>>>
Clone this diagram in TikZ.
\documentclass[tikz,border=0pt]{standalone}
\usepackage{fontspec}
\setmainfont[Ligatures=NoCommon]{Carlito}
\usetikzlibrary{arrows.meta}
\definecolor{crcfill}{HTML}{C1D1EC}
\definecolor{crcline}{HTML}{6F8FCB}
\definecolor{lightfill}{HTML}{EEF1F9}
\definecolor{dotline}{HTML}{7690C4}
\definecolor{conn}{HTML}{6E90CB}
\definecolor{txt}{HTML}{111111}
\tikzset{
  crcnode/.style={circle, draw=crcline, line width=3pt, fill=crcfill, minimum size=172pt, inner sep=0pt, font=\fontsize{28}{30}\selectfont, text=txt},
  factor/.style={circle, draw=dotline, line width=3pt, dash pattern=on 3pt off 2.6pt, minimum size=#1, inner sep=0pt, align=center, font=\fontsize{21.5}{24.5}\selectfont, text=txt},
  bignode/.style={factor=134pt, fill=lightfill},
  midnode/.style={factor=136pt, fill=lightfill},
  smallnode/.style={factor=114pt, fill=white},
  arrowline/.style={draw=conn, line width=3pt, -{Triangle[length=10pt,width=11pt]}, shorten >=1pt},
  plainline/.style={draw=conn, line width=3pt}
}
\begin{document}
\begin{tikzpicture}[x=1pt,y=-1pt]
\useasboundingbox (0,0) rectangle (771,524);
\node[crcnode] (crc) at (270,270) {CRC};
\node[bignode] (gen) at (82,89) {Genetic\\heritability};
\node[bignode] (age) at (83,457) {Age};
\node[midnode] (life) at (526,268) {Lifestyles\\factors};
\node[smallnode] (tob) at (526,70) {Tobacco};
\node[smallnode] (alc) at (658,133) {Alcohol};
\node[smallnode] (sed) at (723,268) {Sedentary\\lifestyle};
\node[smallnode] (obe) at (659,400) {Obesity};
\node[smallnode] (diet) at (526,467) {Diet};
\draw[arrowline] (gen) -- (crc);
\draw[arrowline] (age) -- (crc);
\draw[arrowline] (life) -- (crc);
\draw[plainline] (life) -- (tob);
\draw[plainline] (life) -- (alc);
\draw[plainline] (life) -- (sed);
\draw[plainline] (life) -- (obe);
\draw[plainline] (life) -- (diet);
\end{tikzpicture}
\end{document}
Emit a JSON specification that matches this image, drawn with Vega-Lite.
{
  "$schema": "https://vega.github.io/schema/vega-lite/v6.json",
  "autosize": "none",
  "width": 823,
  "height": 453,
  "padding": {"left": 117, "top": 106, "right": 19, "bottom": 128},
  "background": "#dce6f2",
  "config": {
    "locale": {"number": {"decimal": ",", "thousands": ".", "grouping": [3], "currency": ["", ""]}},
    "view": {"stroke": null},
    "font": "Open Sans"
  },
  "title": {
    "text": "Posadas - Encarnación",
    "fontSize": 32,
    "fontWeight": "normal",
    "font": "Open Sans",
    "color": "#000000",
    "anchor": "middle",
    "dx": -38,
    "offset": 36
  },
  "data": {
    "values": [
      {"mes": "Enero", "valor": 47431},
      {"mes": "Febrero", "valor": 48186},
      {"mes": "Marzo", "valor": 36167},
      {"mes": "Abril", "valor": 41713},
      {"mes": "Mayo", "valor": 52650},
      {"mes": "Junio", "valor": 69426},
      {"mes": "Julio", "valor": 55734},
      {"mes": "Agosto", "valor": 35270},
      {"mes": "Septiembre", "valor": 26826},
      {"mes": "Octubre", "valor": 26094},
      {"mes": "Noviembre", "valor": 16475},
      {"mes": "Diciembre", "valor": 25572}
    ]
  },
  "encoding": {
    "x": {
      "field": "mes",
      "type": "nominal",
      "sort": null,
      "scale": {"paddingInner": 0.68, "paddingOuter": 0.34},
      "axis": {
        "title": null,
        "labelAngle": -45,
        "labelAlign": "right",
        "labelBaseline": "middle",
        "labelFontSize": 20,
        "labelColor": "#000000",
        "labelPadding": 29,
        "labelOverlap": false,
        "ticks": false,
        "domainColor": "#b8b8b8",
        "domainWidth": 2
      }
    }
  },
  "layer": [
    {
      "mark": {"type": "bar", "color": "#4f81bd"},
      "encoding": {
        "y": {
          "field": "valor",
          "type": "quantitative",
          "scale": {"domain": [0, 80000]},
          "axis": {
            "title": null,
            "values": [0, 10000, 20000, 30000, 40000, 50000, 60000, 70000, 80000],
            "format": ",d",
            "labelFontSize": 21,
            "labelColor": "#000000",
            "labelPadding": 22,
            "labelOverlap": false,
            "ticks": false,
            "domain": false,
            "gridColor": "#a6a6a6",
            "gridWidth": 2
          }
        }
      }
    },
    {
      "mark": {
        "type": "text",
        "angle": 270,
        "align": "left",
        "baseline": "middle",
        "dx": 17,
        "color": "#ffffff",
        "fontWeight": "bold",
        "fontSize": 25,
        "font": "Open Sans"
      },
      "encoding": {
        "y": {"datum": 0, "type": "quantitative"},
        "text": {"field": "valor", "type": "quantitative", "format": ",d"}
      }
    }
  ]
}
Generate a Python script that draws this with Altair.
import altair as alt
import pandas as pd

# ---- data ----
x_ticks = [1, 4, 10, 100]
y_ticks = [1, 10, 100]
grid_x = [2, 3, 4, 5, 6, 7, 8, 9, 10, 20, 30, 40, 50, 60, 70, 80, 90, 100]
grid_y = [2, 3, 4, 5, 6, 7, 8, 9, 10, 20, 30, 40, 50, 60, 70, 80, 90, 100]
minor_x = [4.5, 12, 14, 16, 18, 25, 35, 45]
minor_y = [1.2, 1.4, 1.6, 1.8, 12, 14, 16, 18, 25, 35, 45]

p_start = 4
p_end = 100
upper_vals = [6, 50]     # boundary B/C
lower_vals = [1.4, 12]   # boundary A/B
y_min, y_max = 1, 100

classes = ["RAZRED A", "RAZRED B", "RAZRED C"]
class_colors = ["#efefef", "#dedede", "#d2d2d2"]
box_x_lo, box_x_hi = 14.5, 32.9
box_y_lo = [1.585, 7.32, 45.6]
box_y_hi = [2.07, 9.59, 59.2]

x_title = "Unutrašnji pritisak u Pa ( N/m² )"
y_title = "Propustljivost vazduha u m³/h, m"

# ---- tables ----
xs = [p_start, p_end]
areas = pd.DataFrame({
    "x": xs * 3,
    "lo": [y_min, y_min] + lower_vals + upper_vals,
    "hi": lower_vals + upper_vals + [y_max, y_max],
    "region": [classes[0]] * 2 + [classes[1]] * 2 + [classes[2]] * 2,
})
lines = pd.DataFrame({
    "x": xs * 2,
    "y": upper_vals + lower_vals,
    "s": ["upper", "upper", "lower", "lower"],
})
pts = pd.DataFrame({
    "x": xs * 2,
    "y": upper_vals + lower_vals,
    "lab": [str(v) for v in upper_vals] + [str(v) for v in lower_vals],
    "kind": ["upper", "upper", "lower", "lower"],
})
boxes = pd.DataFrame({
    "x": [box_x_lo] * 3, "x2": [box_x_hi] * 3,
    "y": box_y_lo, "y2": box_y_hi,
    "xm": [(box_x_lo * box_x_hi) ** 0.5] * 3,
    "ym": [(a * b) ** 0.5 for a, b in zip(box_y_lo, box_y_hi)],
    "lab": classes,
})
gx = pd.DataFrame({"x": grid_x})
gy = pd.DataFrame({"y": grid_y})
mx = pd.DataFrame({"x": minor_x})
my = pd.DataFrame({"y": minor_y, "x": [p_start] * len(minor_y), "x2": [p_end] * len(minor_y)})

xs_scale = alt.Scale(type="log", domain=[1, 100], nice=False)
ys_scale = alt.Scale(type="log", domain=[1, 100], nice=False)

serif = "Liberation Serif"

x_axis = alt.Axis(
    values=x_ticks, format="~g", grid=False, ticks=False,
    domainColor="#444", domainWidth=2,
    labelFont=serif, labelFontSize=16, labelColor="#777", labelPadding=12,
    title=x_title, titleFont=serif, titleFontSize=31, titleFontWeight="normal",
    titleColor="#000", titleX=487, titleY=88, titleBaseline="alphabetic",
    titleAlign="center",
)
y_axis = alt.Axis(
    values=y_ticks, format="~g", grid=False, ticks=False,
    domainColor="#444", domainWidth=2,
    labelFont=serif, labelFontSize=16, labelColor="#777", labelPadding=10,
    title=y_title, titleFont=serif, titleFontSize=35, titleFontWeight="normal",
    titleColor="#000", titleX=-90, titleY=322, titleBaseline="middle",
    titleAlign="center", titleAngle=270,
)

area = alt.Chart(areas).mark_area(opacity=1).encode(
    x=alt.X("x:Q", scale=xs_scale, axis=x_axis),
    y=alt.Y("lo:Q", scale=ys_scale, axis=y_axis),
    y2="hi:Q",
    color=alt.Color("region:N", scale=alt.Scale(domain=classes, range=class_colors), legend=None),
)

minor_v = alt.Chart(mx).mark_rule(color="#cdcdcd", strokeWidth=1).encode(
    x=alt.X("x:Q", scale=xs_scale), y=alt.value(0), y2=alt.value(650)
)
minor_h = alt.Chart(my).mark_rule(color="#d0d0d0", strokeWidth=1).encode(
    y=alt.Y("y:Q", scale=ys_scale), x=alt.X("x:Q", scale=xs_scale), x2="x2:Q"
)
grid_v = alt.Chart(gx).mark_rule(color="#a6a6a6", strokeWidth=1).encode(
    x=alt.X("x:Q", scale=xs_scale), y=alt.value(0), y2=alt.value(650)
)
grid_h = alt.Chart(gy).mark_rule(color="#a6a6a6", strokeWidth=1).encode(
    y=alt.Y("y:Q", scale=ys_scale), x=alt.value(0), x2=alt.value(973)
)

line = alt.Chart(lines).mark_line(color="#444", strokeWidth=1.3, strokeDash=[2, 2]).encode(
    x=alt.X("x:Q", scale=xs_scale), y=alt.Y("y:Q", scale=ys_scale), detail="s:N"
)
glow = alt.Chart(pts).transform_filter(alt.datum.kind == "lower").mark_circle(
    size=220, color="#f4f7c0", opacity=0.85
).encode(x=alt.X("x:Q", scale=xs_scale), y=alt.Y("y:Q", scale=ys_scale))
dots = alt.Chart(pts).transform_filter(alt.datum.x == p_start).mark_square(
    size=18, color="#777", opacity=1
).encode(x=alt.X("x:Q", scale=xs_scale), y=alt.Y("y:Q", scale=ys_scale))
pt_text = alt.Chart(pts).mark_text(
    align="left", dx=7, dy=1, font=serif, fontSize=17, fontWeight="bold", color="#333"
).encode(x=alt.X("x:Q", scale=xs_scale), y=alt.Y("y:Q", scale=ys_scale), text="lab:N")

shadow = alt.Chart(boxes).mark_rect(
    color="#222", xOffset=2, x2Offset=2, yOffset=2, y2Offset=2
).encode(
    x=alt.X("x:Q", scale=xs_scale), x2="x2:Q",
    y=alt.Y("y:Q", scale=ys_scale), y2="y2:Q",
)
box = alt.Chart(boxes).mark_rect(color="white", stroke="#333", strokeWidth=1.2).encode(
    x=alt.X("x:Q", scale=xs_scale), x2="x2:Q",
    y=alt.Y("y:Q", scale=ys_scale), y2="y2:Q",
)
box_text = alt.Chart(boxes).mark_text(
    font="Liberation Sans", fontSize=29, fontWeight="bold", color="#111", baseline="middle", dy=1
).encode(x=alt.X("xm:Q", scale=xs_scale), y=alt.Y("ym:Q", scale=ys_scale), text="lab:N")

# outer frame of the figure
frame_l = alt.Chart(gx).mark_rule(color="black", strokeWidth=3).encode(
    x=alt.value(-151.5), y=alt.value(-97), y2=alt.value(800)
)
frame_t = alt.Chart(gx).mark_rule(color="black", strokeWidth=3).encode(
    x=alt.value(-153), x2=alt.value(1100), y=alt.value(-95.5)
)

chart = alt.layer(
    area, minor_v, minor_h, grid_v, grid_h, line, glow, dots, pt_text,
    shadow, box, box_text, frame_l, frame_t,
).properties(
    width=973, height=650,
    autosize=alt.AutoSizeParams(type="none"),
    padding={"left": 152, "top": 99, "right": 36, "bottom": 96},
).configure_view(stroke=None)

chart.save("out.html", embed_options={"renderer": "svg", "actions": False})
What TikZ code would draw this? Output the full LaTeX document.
<<<
Show every line from the entries above in which "this" appears.

Clone this diagram in TikZ.
Emit a JSON specification that matches this image, drawn with Vega-Lite.
Generate a Python script that draws this with Altair.
What TikZ code would draw this? Output the full LaTeX document.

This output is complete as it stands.